In the real world, reservoirs do more than supply a community with water. The aggregate has its own uses: water skiing or hydro-electric power generation for example. And the same will be true of semantic web data reservoirs: large collections of data can be analysed and re-purposed in ways that are not possible – or at least not achievable without a great deal of repeated, redundant integration effort – using other techniques. The reservoir itself can be the source of new facts and new streams of data derived from analysis of its contents.

Flowing Data through the Talis Platform

The goal of the Talis Platform is to support the growth of the Linked Data ecosystem by providing the infrastructure to support the creation of pools of data. For additional background, see my article “Enabling the Linked Data Ecosystem” from Nodalities issue 5.

At present the Platform provides a range of services that allow data to be easily streamed into and out of Platform stores, allowing data to be easily pooled in order to benefit from greater context. Data can be pushed directly into the Platform and we are exploring methods of supporting other forms of data ingestion to make it easier and more natural to begin to accumulate data sets within the Platform.

The core search service, which produces its results in RSS, allows the creation of simple data streams, while the SPARQL interface supports more complex data extraction methods. The Augmentation service provides an interesting twist on these conventional approaches, providing a means for any RSS 1.0 feed to be automatically enriched with extra metadata by feeding it through a Platform data store. This means of interaction is like fishing for data: it is possible to serendipitously find and extract data, capturing it as extra context to items in an RSS feed, without having to deal with writing SPARQL queries or constructing a keyword search. There are many more methods and modes of data extraction that will be added to the Platform to add to these existing services; this is just the beginning.

But the Talis Platform is intended to provide much more than just the ability to work with pools of data. The bigger vision is to support the creation of true data reservoirs, and enable many different ways of manipulating and analysing their contents in order to discover new facts and bring new context to that data. Creation of these larger pools of content will need to be made sustainable for the communities that are creating them, and deriving value from them.
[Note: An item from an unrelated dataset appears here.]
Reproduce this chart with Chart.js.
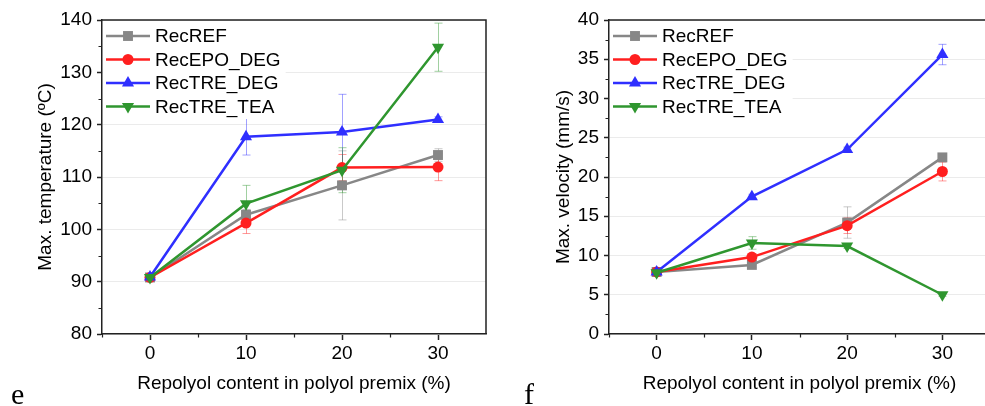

Sustainability covers a wide range of issues that go beyond just commercial issues: quality and range of services are additional factors, as are forms of governance, trust and quality that relate to the data sets themselves. The Platform is intended to address all of these issues.

To take a small example, the experimental “store groups” feature that was released at the end of last year, provides a simple method for combining datasets, without requiring that data to be completely loaded or copied into a single database. The store groups feature will ultimately support a range of services over the constituent data sets, allowing each pool of data to remain intact whilst still contributing to the whole; this will be important to support the new forms of governance that are beginning to emerge around datasets on the Linked Data web.